**BRIEF:**
All of the data should be repeated exactly; pictures are not part of the copy.
--- START GIVEN INFORMATION ---
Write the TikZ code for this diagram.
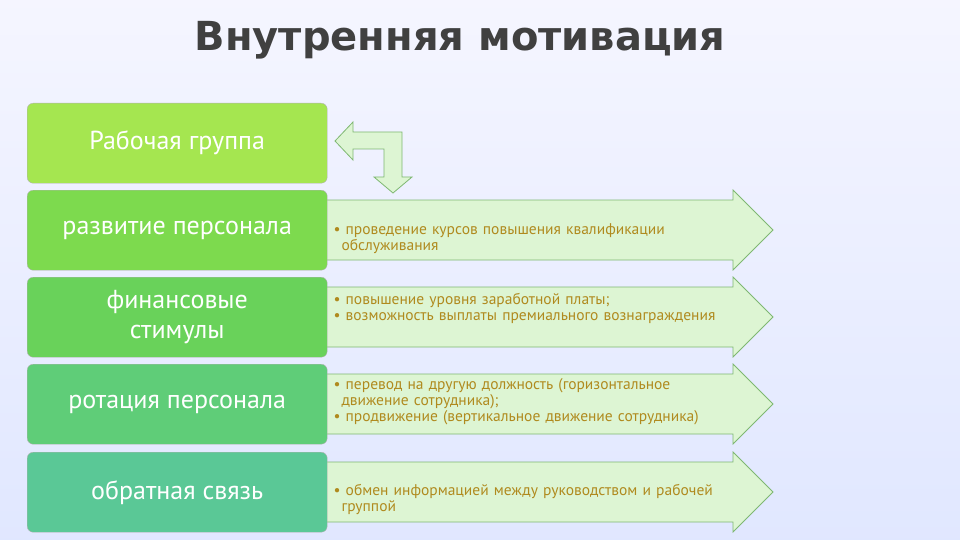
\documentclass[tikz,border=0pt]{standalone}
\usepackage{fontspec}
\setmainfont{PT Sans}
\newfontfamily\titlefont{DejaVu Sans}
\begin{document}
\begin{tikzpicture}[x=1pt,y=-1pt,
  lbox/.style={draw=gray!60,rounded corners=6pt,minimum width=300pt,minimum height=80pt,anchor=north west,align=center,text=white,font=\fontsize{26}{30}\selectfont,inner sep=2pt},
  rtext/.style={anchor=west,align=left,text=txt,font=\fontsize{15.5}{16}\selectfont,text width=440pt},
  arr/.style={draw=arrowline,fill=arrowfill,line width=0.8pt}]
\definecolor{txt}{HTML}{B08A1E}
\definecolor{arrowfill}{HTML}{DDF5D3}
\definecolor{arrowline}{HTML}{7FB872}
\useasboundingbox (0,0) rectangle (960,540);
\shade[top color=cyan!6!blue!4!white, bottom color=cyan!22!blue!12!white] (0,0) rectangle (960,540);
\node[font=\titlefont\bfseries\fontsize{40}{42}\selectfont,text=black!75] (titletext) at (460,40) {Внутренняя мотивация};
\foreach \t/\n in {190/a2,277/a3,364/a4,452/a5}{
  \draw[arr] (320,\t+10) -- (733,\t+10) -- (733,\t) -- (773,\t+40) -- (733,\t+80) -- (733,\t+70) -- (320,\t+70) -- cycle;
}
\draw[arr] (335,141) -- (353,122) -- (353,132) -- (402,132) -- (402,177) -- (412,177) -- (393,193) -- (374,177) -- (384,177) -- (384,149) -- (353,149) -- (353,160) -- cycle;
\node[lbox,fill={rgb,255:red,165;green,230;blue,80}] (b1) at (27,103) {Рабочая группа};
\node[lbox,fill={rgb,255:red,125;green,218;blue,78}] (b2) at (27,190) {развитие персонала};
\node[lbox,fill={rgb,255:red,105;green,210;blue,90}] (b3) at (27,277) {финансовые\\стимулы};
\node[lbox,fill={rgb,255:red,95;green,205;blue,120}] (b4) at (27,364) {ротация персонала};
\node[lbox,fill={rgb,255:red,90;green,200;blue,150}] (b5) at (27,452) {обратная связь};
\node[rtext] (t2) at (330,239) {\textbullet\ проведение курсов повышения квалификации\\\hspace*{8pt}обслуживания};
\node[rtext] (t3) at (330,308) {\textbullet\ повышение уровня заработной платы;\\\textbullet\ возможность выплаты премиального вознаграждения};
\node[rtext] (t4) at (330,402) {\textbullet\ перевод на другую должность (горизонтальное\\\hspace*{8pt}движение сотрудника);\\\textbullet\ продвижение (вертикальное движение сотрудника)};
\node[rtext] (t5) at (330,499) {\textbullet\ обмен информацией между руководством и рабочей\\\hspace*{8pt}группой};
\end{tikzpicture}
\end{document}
--- END GIVEN INFORMATION ---
**CORRECT ANSWER:**
Write the TikZ code for this diagram.
\documentclass[tikz,border=0pt]{standalone}
\usepackage{fontspec}
\setmainfont{PT Sans}
\newfontfamily\titlefont{DejaVu Sans}
\begin{document}
\begin{tikzpicture}[x=1pt,y=-1pt,
  lbox/.style={draw=gray!60,rounded corners=6pt,minimum width=300pt,minimum height=80pt,anchor=north west,align=center,text=white,font=\fontsize{26}{30}\selectfont,inner sep=2pt},
  rtext/.style={anchor=west,align=left,text=txt,font=\fontsize{15.5}{16}\selectfont,text width=440pt},
  arr/.style={draw=arrowline,fill=arrowfill,line width=0.8pt}]
\definecolor{txt}{HTML}{B08A1E}
\definecolor{arrowfill}{HTML}{DDF5D3}
\definecolor{arrowline}{HTML}{7FB872}
\useasboundingbox (0,0) rectangle (960,540);
\shade[top color=cyan!6!blue!4!white, bottom color=cyan!22!blue!12!white] (0,0) rectangle (960,540);
\node[font=\titlefont\bfseries\fontsize{40}{42}\selectfont,text=black!75] (titletext) at (460,40) {Внутренняя мотивация};
\foreach \t/\n in {190/a2,277/a3,364/a4,452/a5}{
  \draw[arr] (320,\t+10) -- (733,\t+10) -- (733,\t) -- (773,\t+40) -- (733,\t+80) -- (733,\t+70) -- (320,\t+70) -- cycle;
}
\draw[arr] (335,141) -- (353,122) -- (353,132) -- (402,132) -- (402,177) -- (412,177) -- (393,193) -- (374,177) -- (384,177) -- (384,149) -- (353,149) -- (353,160) -- cycle;
\node[lbox,fill={rgb,255:red,165;green,230;blue,80}] (b1) at (27,103) {Рабочая группа};
\node[lbox,fill={rgb,255:red,125;green,218;blue,78}] (b2) at (27,190) {развитие персонала};
\node[lbox,fill={rgb,255:red,105;green,210;blue,90}] (b3) at (27,277) {финансовые\\стимулы};
\node[lbox,fill={rgb,255:red,95;green,205;blue,120}] (b4) at (27,364) {ротация персонала};
\node[lbox,fill={rgb,255:red,90;green,200;blue,150}] (b5) at (27,452) {обратная связь};
\node[rtext] (t2) at (330,239) {\textbullet\ проведение курсов повышения квалификации\\\hspace*{8pt}обслуживания};
\node[rtext] (t3) at (330,308) {\textbullet\ повышение уровня заработной платы;\\\textbullet\ возможность выплаты премиального вознаграждения};
\node[rtext] (t4) at (330,402) {\textbullet\ перевод на другую должность (горизонтальное\\\hspace*{8pt}движение сотрудника);\\\textbullet\ продвижение (вертикальное движение сотрудника)};
\node[rtext] (t5) at (330,499) {\textbullet\ обмен информацией между руководством и рабочей\\\hspace*{8pt}группой};
\end{tikzpicture}
\end{document}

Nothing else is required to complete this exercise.